Initially, a small USB group was formed to develop a standard. Many companies joined the group later, once the benefits of USB became obvious. Today, it is rare to plug in a device and NOT have a driver available to transmit data. The data consists of a well-defined header packet that is standardized by a USB group. The group also standardized the physical dimensions, then the mechanical and electrical, and then the protocol level. The standard was revised many times over the years to take advantage of hardware and software changes that allowed for significantly greater data transmission speeds and to fend off competition from other interface protocols that were also evolving, with issues 1.0, 1.1, 2.0, 3.0, 3.1, and the current USB3.2. The current standard for the USB is over 600 pages long (www.usb.org).

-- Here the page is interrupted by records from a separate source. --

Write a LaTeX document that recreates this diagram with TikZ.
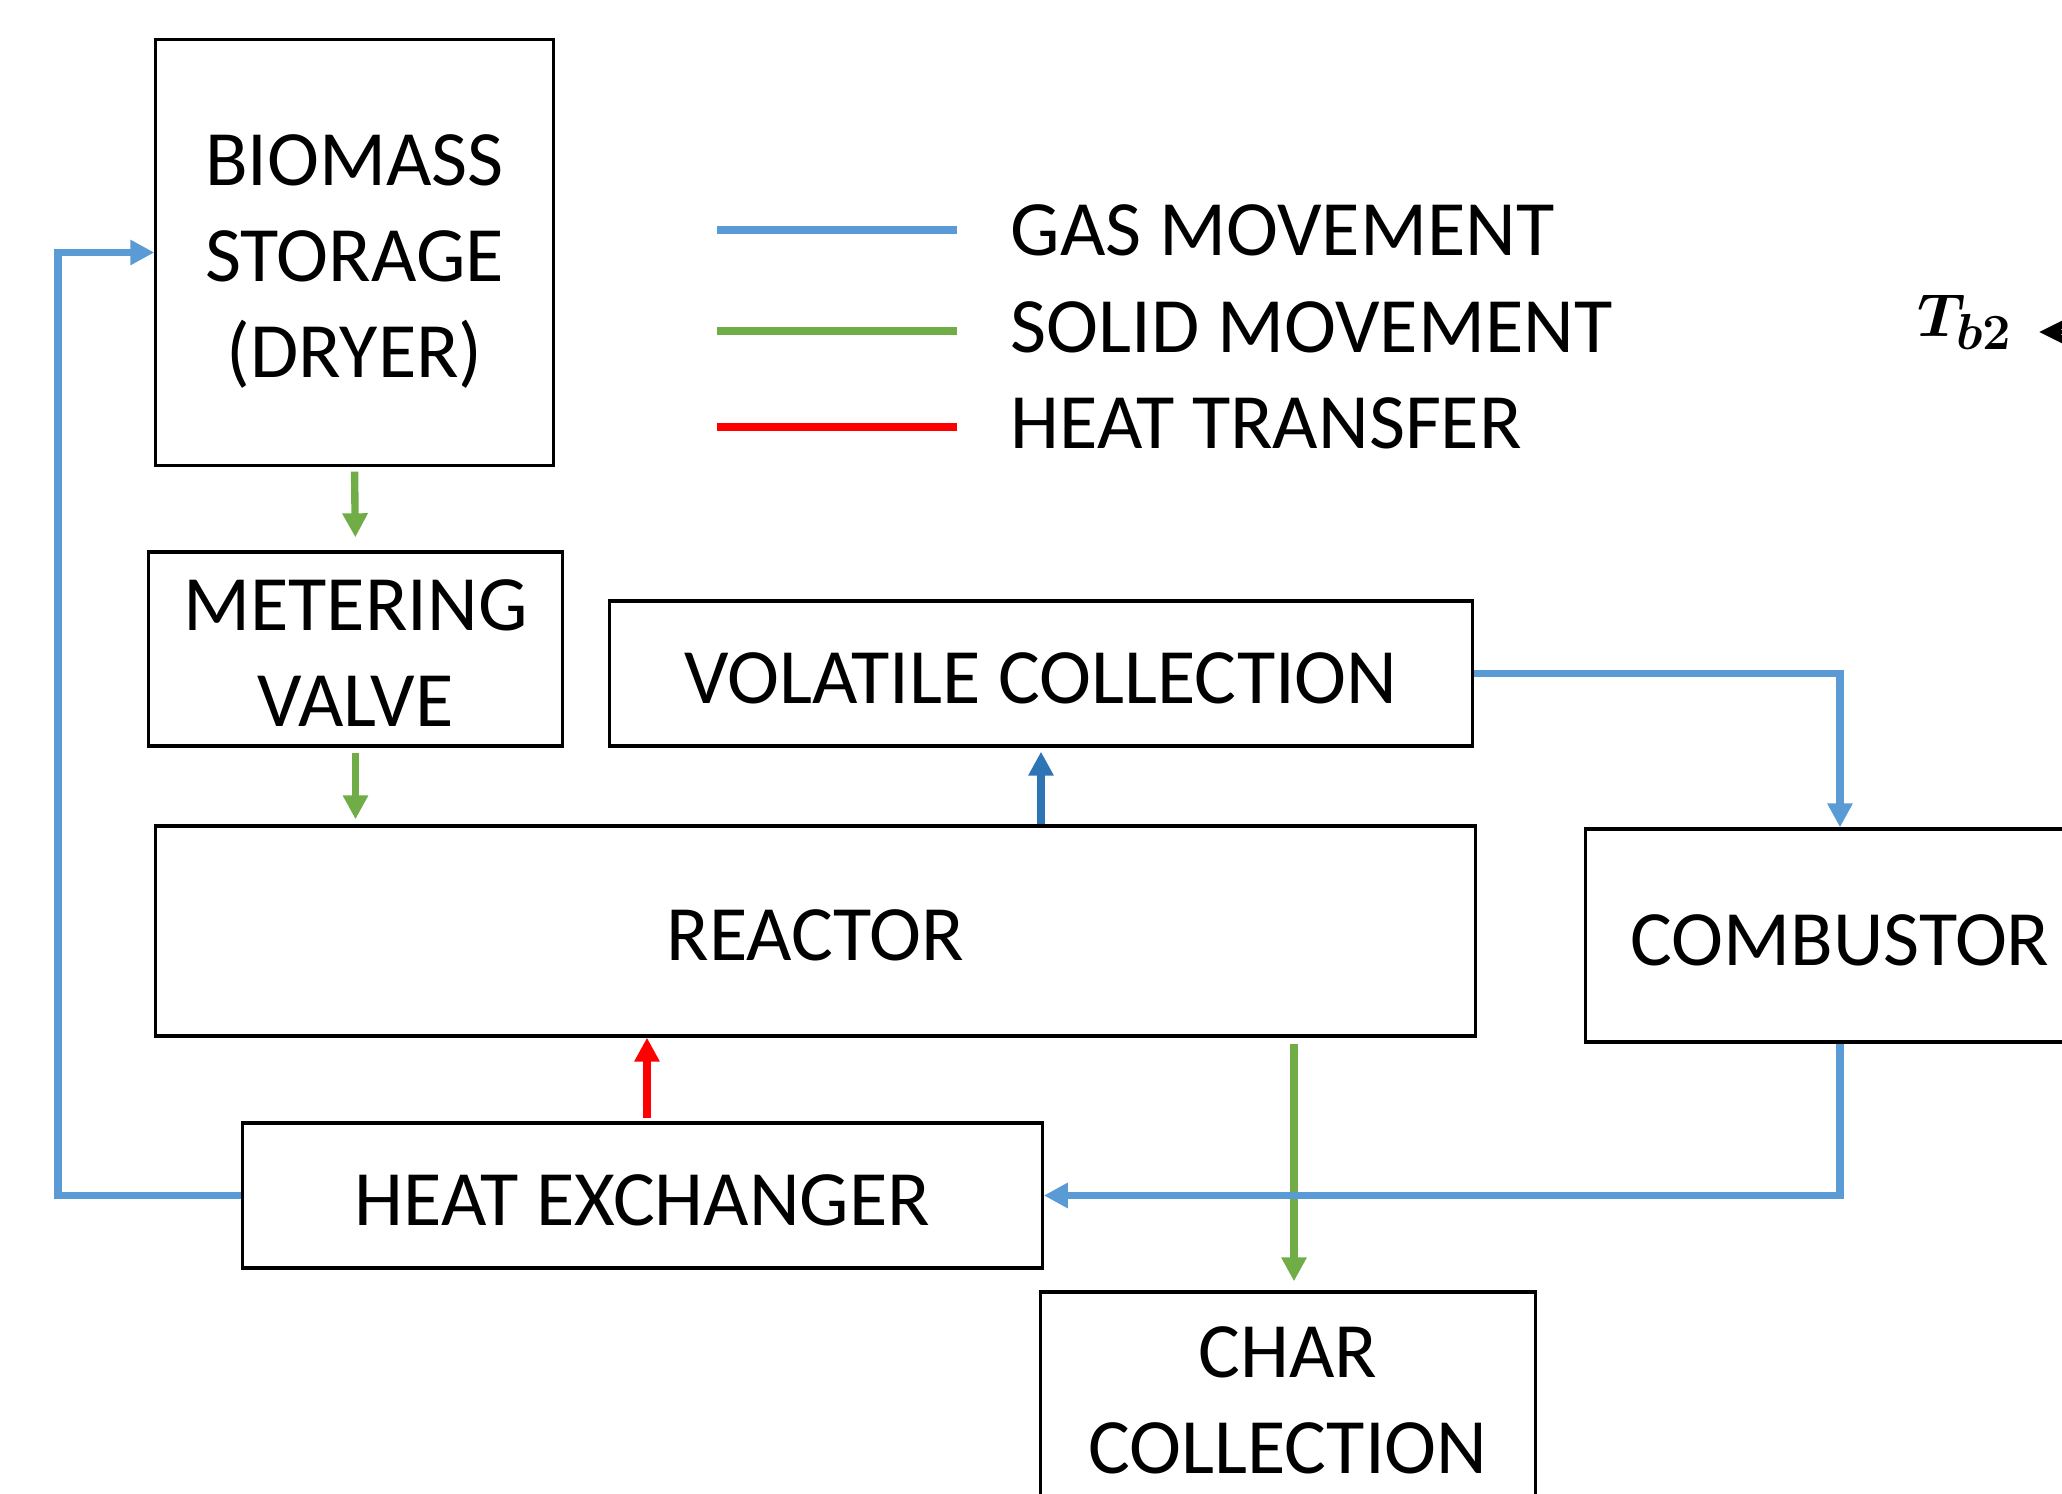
\documentclass[tikz,border=0pt]{standalone}
\usepackage{fontspec}
\setmainfont{Carlito}
\usepackage{tikz}
\usetikzlibrary{arrows.meta,positioning,calc}
\definecolor{gasblue}{HTML}{5B9BD5}
\definecolor{volblue}{HTML}{2E75B6}
\definecolor{solidgreen}{HTML}{70AD47}
\definecolor{heatred}{HTML}{FF0000}
\newcommand{\tline}[1][17pt]{\rule{0pt}{#1}}

\begin{document}
\begin{tikzpicture}[x=0.01cm,y=-0.01cm,>={Triangle[length=0.24cm,width=0.24cm]},
    box/.style={draw,line width=0.9pt,inner sep=0pt,align=center,font=\fontsize{22.3}{27.3}\selectfont},
    legtext/.style={inner sep=0pt,anchor=west,font=\fontsize{22.3}{27.3}\selectfont},
    gas/.style={gasblue,line width=2.1pt},
    solid/.style={solidgreen,line width=2.1pt},
    heat/.style={heatred,line width=2.1pt}]
    \useasboundingbox (0,0) rectangle (2062,1494);
    \clip (0,0) rectangle (2062,1494);

    % Units
    \node[box,minimum width=3.97cm,minimum height=4.25cm] (bio) at (354.5,252.5) {\tline[19.5pt]BIOMASS\\STORAGE\\(DRYER)};
    \node[box,minimum width=4.13cm,minimum height=1.94cm] (meter) at (355.5,649) {\tline METERING\\VALVE};
    \node[box,minimum width=8.62cm,minimum height=1.45cm] (vol) at (1041,673.5) {\tline VOLATILE COLLECTION};
    \node[box,minimum width=13.19cm,minimum height=2.10cm] (reac) at (815.5,931) {\tline REACTOR};
    \node[box,minimum width=5.08cm,minimum height=2.13cm] (comb) at (1840,935.5) {\tline COMBUSTOR};
    \node[box,minimum width=7.99cm,minimum height=1.45cm] (hx) at (642.5,1195.5) {\tline HEAT EXCHANGER};
    \node[box,minimum width=4.94cm,minimum height=2.16cm] (char) at (1288,1400) {CHAR\\COLLECTION};

    % Legend
    \draw[gas] (717,230) -- (957,230);
    \draw[solid] (717,331) -- (957,331);
    \draw[heat] (717,427) -- (957,427);
    \node[legtext] (gastxt) at (1010,230) {GAS MOVEMENT};
    \node[legtext] (solidtxt) at (1010,327) {SOLID MOVEMENT};
    \node[legtext] (heattxt) at (1010,423) {HEAT TRANSFER};

    % Solid flow
    \draw[solid,->,shorten <=0.05cm,shorten >=0.13cm] (bio.south) -- (meter.north);
    \draw[solid,->,shorten <=0.05cm,shorten >=0.05cm] (meter.south) -- (meter.south |- reac.north);
    \coordinate (charin) at ($(char.north)+(6,0)$);
    \draw[solid,->,shorten <=0.06cm,shorten >=0.09cm] (charin |- reac.south) -- (charin);

    % Gas flow
    \draw[volblue,line width=2.1pt,->,shorten >=0.04cm] (vol.south |- reac.north) -- (vol.south);
    \draw[gas,->] (vol.east) -| (comb.north);
    \draw[gas,->] (comb.south) |- (hx.east);
    \coordinate (ret) at (58,0);
    \draw[gas,->] (hx.west) -- (hx.west -| ret) |- (bio.west);

    % Heat
    \coordinate (hxout) at ($(hx.north)+(4.5,0)$);
    \draw[heat,->,shorten <=0.03cm] (hxout) -- (hxout |- reac.south);

    % Cropped label at the edge
    \node[inner sep=0pt,font=\fontsize{19}{21}\selectfont\boldmath] (tb2) at (1965,322) {$T_{b2}$};
    \coordinate (tbsrc) at (2150,332);
    \draw[-{Stealth[length=0.3cm,width=0.3cm]},line width=1pt,shorten >=0.26cm] (tbsrc) -- (tb2.east |- tbsrc);
\end{tikzpicture}
\end{document}
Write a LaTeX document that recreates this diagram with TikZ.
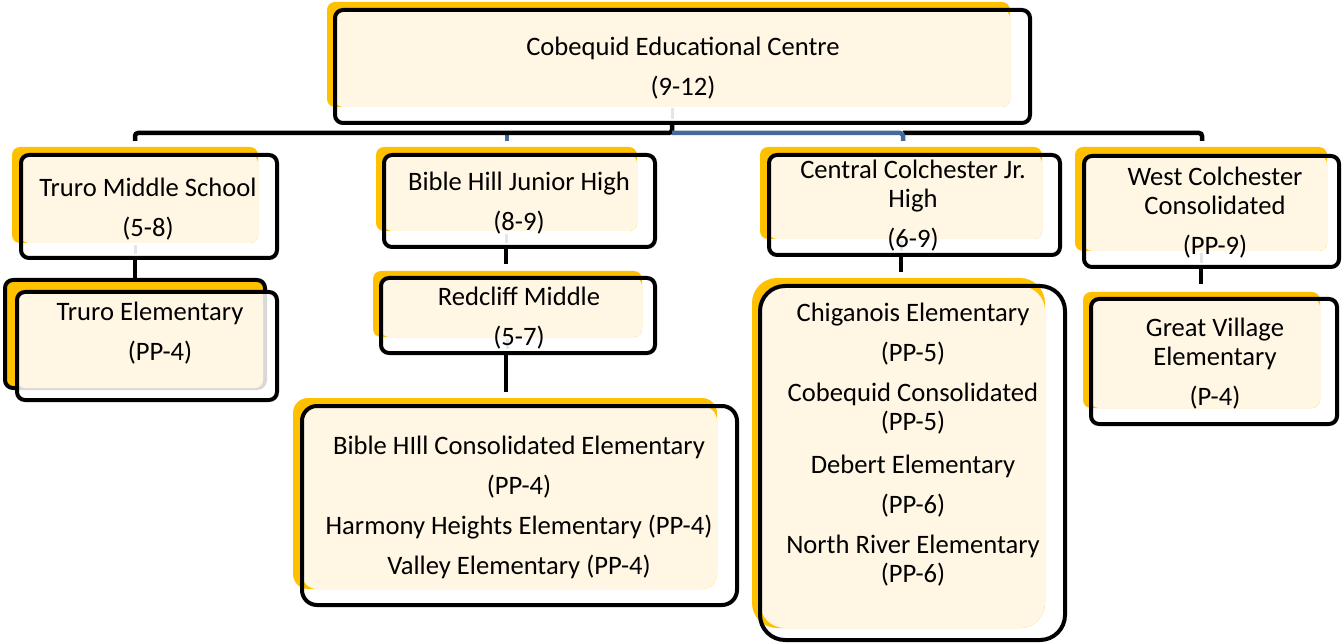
\documentclass[tikz,border=0pt]{standalone}
\usepackage{fontspec}
\setmainfont{Carlito}
\definecolor{ylw}{HTML}{FFC000}
\definecolor{crm}{HTML}{FFF6E4}
\definecolor{blu}{HTML}{44699C}
\tikzset{
  kbox/.style={draw=black, line width=4pt, inner sep=0pt, outer sep=0pt},
  txt/.style={font=\fontsize{26.6}{29}\selectfont, align=center, inner sep=0pt, text=black, yshift=-1.5pt},
  conn/.style={line width=4.5pt, draw=black},
  bconn/.style={line width=4.5pt, draw=blu},
  ghost/.style={line width=3pt, draw=black!10},
}
% name, yellow l,t,r,b, black l,t,r,b
\newcommand\smbox[9]{%
  \fill[ylw, rounded corners=\rad] (#2,#3) rectangle (#4,#5);
  \fill[crm, rounded corners=\rad] (#6,#7) rectangle (#4,#5);
  \node[kbox, rounded corners=\rad, minimum width=#8pt-#6pt, minimum height=#9pt-#7pt]
    (#1) at ({(#6+#8)/2},{(#7+#9)/2}) {};
}
\begin{document}
\begin{tikzpicture}[x=1pt,y=-1pt]
\useasboundingbox[fill=white] (0,0) rectangle (1344,644);

\def\rad{8pt}
% top
\smbox{top}{327}{2}{1010}{107}{335}{10}{1030}{123}
% level 2
\smbox{tms}{12}{147}{258}{243}{21}{155}{277}{258}
\smbox{bhj}{376}{147}{637}{231}{384}{155}{655}{247}
\smbox{cc}{760}{147}{1042}{239}{769}{155}{1060}{255}
\smbox{wc}{1075}{147}{1327}{251}{1084}{156}{1339}{267}
% level 3
\smbox{rc}{373}{271}{642}{337}{381}{278}{655}{353}
\smbox{gv}{1083}{292}{1320}{408}{1091}{299}{1337}{424}
\def\rad{15pt}
\smbox{bhc}{293}{398}{717}{589}{302}{406}{737}{605}
\def\rad{25pt}
\smbox{chg}{752}{278}{1045}{628}{760}{286}{1065}{640}

% Truro Elementary (double box)
\node[kbox, fill=ylw, rounded corners=8pt, minimum width=260pt, minimum height=108pt] (teB) at (135,334) {};
\fill[white, opacity=0.85, rounded corners=8pt] (17,292) rectangle (277,400);
\fill[crm, rounded corners=8pt] (17,292) rectangle (263,388);
\node[kbox, rounded corners=8pt, minimum width=260pt, minimum height=108pt] (te) at (147,346) {};

% faint connector traces inside boxes
\draw[ghost] (672,108) -- (672,119);
\draw[ghost] (135,245) -- (135,254);
\draw[ghost] (506,234) -- (506,243);
\draw[ghost] (507,339) -- (507,349);
\draw[ghost] (901,241) -- (901,251);
\draw[ghost] (1201,253) -- (1201,263);

% connectors
\coordinate (hubM) at (672,133);
\coordinate (hubB) at (903,133);
\coordinate (tickL) at (135,141);
\coordinate (tickR) at (1202,141);
\coordinate (tickB) at (903,141);
\coordinate (bt1) at (507,135);
\coordinate (bt2) at (507,141);
\draw[bconn] (bt1) -- (bt2);
\draw[conn, rounded corners=3pt] (top.south -| hubM) -- (hubM) -| (tickL);
\draw[conn, rounded corners=3pt] (hubB) -| (tickR);
\draw[bconn, rounded corners=3pt] (hubM) -| (tickB);

\coordinate (e1) at (135,279);
\coordinate (e2) at (506,264);
\coordinate (e3) at (506,392);
\coordinate (e4) at (901,272);
\coordinate (e5) at (1201,284);
\draw[conn] (tms.south -| e1) -- (e1);
\draw[conn] (bhj.south -| e2) -- (e2);
\draw[conn] (rc.south -| e3) -- (e3);
\draw[conn] (cc.south -| e4) -- (e4);
\draw[conn] (wc.south -| e5) -- (e5);

% texts
\node[txt] (topT) at (683,66.5) {Cobequid Educational Centre\\[11pt](9-12)};
\node[txt] (tmsT) at (148,207.5) {Truro Middle School\\[11pt](5-8)};
\node[txt] (teT) at (150,332) {Truro Elementary\\[11pt]\hspace*{20pt}(PP-4)};
\node[txt] (bhjT) at (519,201.5) {Bible Hill Junior High\\[11pt](8-9)};
\node[txt] (rcT) at (519,316.5) {Redcliff Middle\\[11pt](5-7)};
\node[txt] (bhcT) at (519,505.5) {Bible HIll Consolidated Elementary\\[11pt](PP-4)\\[11pt]Harmony Heights Elementary (PP-4)\\[11pt]Valley Elementary (PP-4)};
\node[txt] (ccT) at (913,204.5) {Central Colchester Jr.\\High\\[11pt](6-9)};
\node[txt] (wcT) at (1215,211) {West Colchester\\Consolidated\\[11pt](PP-9)};
\node[txt] (gvT) at (1215,362) {Great Village\\Elementary\\[11pt](P-4)};
\node[txt] (chgT) at (913,443.5) {Chiganois Elementary\\[11pt](PP-5)\\[11pt]Cobequid Consolidated\\(PP-5)\\[14pt]Debert Elementary\\[11pt](PP-6)\\[11pt]North River Elementary\\(PP-6)};
\end{tikzpicture}
\end{document}
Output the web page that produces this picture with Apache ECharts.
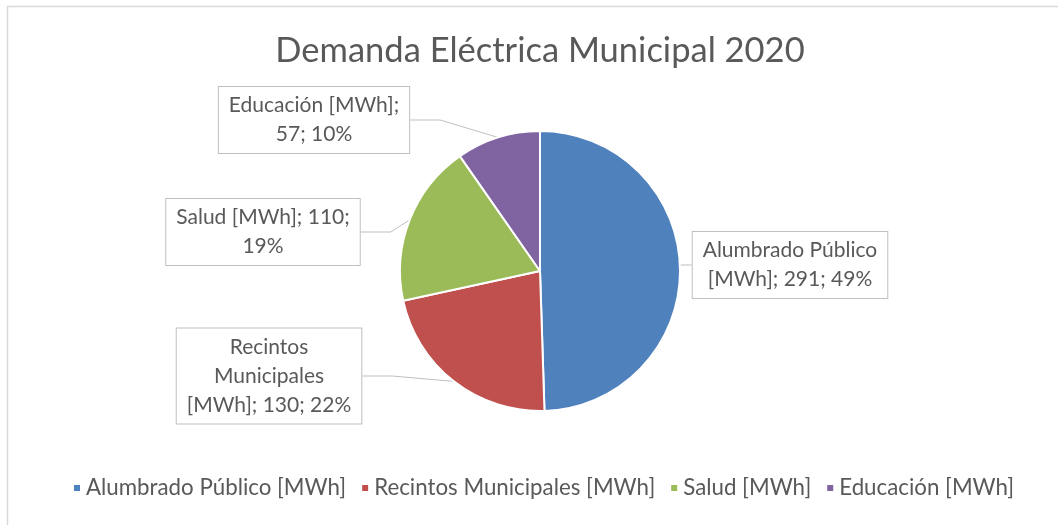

The following is a partial list of topics of standards that have since been developed in the relatively new fields of computer hardware and software:
| Hardware | |
| ACPI | Advanced Configuration and Power Interface |
| AGP | Accelerated Graphics Port |
| ATX | Advanced Technology eXtended |
| DVI | Digital Visual Interface |
| EISA | Extended Industry Standard Architecture |
| Fire Wire | (IEEE 1394) |
| HDMI | High Definition Multimedia Interface |
| IDE | Integrated Drive Electronics. Extended to ATA/ATAPI |
| ISA | Industry Standard Architecture |
| PCI | Peripheral Component Interconnect |
| SATA | Serial ATA |
| SCSI | Small Computer System Interface |
| UDI | Unified Display Interface |
| USB | Universal Serial Bus |
| VESA | Video Electronics Standards Association |
| Software | |
| API | Applications Programming Interface |
| CGI | Common Gateway Interface |
| HTML | Hyper Text Markup Language |
| HTTP | Hypertext Transfer Protocol |
| MPI | Message Passing Interface |
| ODF | Open Document Format |
| Portable Document Format | |
| PNG | Portable Network Graphics |
| POSIX | Portable Operating System Interface (IEEE) |
| PS | Post Script |
| RTF | Rich Text Format |
| SQL | Structured Query Language |
| SVG | Scalable Vector Graphics |
| TWAIN | Technology Without An Interesting Name |
| UDF | Universal Disk Format |
| Unicode | Universal Code for text transfer |
| WAP | Wireless Application Protocol |
| WML | Wireless Markup Language |
| XML | Extensible Markup Language |
7.9 Summary
A number of approaches are used to categorize standards. Thinking about standards in this way can be helpful in determining how to structure a standard or group of standards, as well as ensuring their completeness. While it is not a topic of everyday discussion, understanding the various types of standards as looked at from different perspectives can also help in their effective use.
7.10 Case Study
Describe a standard that might have helped ease the transition to common use of the USB, discussed in Section 7.8, and identify performance and prescriptive aspects of such a standard.